Worse still is the other simultaneous response: sympathy, empathy, even pity. Most of us have been there or think, if we broke into a run, we'd soon find ourselves there. But those feelings are seldom welcomed, any more than it is soothing when you bump your head for someone to say: "Ooh, that must have hurt!" On some deep evolutionary level, we reject this pity – maybe we sense that it leads gradually but inevitably to people concluding that we may be surplus to the tribe's requirements.
Our aversion to sympathy for quite trivial misfortunes is laid bare when you watch someone narrowly miss a train or bus. Almost everyone, in the moment it becomes clear they're not going to catch it, tries to make it look like they didn't really want to. "It's fine, I was just kind of jogging anyway – I'd rather get the next one" is what they're desperate to convey, in the face of all the evidence to the contrary. Even those who go the other way and express annoyance usually do it in a slightly performed way; they are portraying an annoyed person, but concealing their true desire, which, more than to have caught the train or bus, is now for the ground to swallow them up. It is very rare to see annoyance unselfconsciously or unashamedly expressed in those moments – I certainly can't do it myself.
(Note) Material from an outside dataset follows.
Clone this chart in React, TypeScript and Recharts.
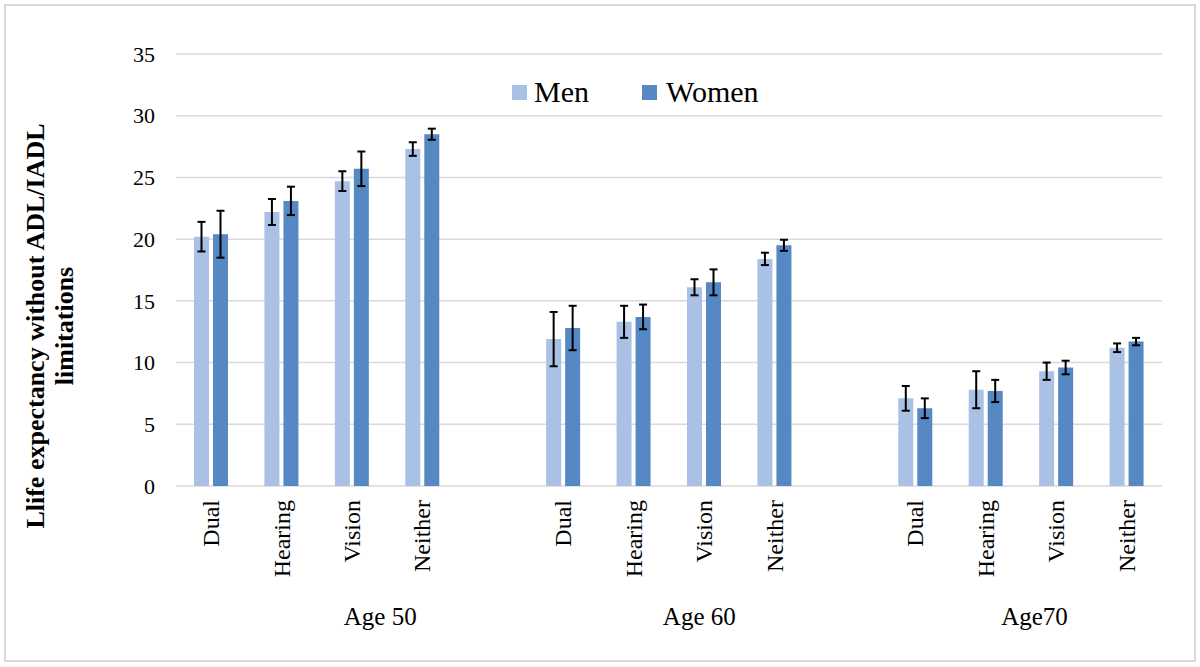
import React from "react";
import {
  BarChart,
  Bar,
  XAxis,
  YAxis,
  CartesianGrid,
  ErrorBar,
  Legend,
} from "recharts";

const categories = [
  "Dual", "Hearing", "Vision", "Neither", "",
  "Dual", "Hearing", "Vision", "Neither", "",
  "Dual", "Hearing", "Vision", "Neither",
];
const menValues = [20.2, 22.2, 24.7, 27.3, null, 11.9, 13.3, 16.1, 18.4, null, 7.1, 7.8, 9.3, 11.2];
const womenValues = [20.4, 23.1, 25.7, 28.5, null, 12.8, 13.7, 16.5, 19.5, null, 6.3, 7.7, 9.6, 11.7];
const menErr = [1.2, 1.05, 0.8, 0.55, null, 2.2, 1.3, 0.65, 0.5, null, 1.0, 1.5, 0.7, 0.35];
const womenErr = [1.9, 1.15, 1.4, 0.45, null, 1.8, 1.0, 1.05, 0.45, null, 0.8, 0.9, 0.55, 0.3];
const groupLabels = ["Age 50", "Age 60", "Age70"];
const groupLabelPos = [2.9, 7.43, 12.19];
const yTicks = [0, 5, 10, 15, 20, 25, 30, 35];

const MEN = "#a9c1e4";
const WOMEN = "#5689c4";
const FONT = "'Liberation Serif', 'Times New Roman', serif";

const data = categories.map((cat, i) => ({
  cat,
  pos: i + 0.5,
  men: menValues[i],
  women: womenValues[i],
  menErr: menErr[i],
  womenErr: womenErr[i],
}));

const YTick = ({ x, y, payload }: any) => (
  <text x={x - 21} y={y} dy="0.35em" textAnchor="end" fontSize={22} style={{ fontFamily: FONT }} fill="#000">
    {payload.value}
  </text>
);

const CatTick = ({ x, y, payload }: any) => (
  <text
    transform={`translate(${x},${y + 14}) rotate(-90)`}
    textAnchor="end"
    dy="0.33em"
    fontSize={24}
    style={{ fontFamily: FONT }}
    fill="#000"
  >
    {categories[payload.index] ?? payload.value}
  </text>
);

const GroupTick = ({ x, y, index }: any) => (
  <text x={x} y={y + 34} textAnchor="middle" fontSize={25} style={{ fontFamily: FONT }} fill="#000">
    {groupLabels[index]}
  </text>
);

const YTitle = () => (
  <g style={{ fontFamily: FONT }} fontWeight="bold" fontSize={26} fill="#000">
    <text transform="rotate(-90)" x={-326} y={44} textAnchor="middle">
      Llife expectancy without ADL/IADL
    </text>
    <text transform="rotate(-90)" x={-326} y={73} textAnchor="middle">
      limitations
    </text>
  </g>
);

const LegendBox = () => (
  <div style={{ display: "flex", alignItems: "center", paddingLeft: 512, fontFamily: FONT, fontSize: 30, color: "#000", lineHeight: "32px" }}>
    <span style={{ width: 15, height: 15, background: MEN, display: "inline-block", marginRight: 7 }} />
    <span style={{ marginRight: 53 }}>Men</span>
    <span style={{ width: 15, height: 15, background: WOMEN, display: "inline-block", marginRight: 9 }} />
    <span>Women</span>
  </div>
);

export default function App() {
  return (
    <div style={{ position: "absolute", left: 0, top: 0, width: 1200, height: 667, background: "#fff" }}>
      <div
        style={{
          position: "absolute",
          left: 4,
          top: 4,
          width: 1192,
          height: 658,
          border: "2px solid #d9d9d9",
          boxSizing: "border-box",
        }}
      />
      <BarChart
        width={1200}
        height={667}
        data={data}
        margin={{ top: 54, right: 38, left: 0, bottom: 16 }}
        barSize={15}
        barGap={4}
      >
        <CartesianGrid vertical={false} stroke="#d9d9d9" strokeWidth={1.5} />
        <YAxis
          domain={[0, 35]}
          ticks={yTicks}
          width={176}
          axisLine={false}
          tickLine={false}
          tickSize={0}
          tickMargin={0}
          tick={<YTick />}
          label={{ content: () => <YTitle /> }}
        />
        <XAxis
          dataKey="cat"
          interval={0}
          height={105}
          axisLine={false}
          tickLine={false}
          tickSize={0}
          tickMargin={0}
          tick={<CatTick />}
        />
        <XAxis
          xAxisId="grp"
          dataKey="pos"
          type="number"
          domain={[0, 14]}
          ticks={groupLabelPos}
          allowDataOverflow
          height={60}
          axisLine={false}
          tickLine={false}
          tickSize={0}
          tickMargin={0}
          tick={<GroupTick />}
        />
        <Legend
          verticalAlign="middle"
          align="center"
          layout="horizontal"
          wrapperStyle={{ top: 76, left: 0, width: 1200 }}
          content={() => <LegendBox />}
        />
        <Bar dataKey="men" fill={MEN} isAnimationActive={false}>
          <ErrorBar dataKey="menErr" width={4} stroke="#000" strokeWidth={2} />
        </Bar>
        <Bar dataKey="women" fill={WOMEN} isAnimationActive={false}>
          <ErrorBar dataKey="womenErr" width={4} stroke="#000" strokeWidth={2} />
        </Bar>
      </BarChart>
    </div>
  );
}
As a species, we seem much more comfortable with implausible shows of empty pride than unremarkable admissions of weakness. This may explain the existence of the Heart Attack Grill in Las Vegas, which offers free meals to anyone weighing over 25 stone, and where last week a woman suffered a cardiac arrest while eating one of their "double bypass burgers". She was also drinking a margarita and smoking a cigarette, but was being abstemious compared to the establishment's previous heart-attack victim, a man tucking into a "triple bypass burger" in February. Presumably one of the things those customers are trying to say is: "We know what we're doing – we're going into this with our eyes open. We're unafraid, we're not running away from anything, and that's not just because we'd immediately be drenched in sweat if we tried."
We humans have a deeply conservative instinct that we should know our place: paupers should stay in hovels and kings on thrones. Gyms should be full of fit people exercising, diners full of fat ones eating. Everyone just being and no one trying. It's the trying, the aspiration, that people find threatening – trying to get a better job, move somewhere nicer, lose weight. And that's why those who are doing it feel vulnerable.
Can Weight Watchers outlets thrive on the high street? I hope so, but I doubt it. More than they're ashamed of over-eating or buying pornography or missing a train, people are ashamed of wanting to change themselves. They fear they can't and that others will resent the attempt. That's why fat people exercise by night.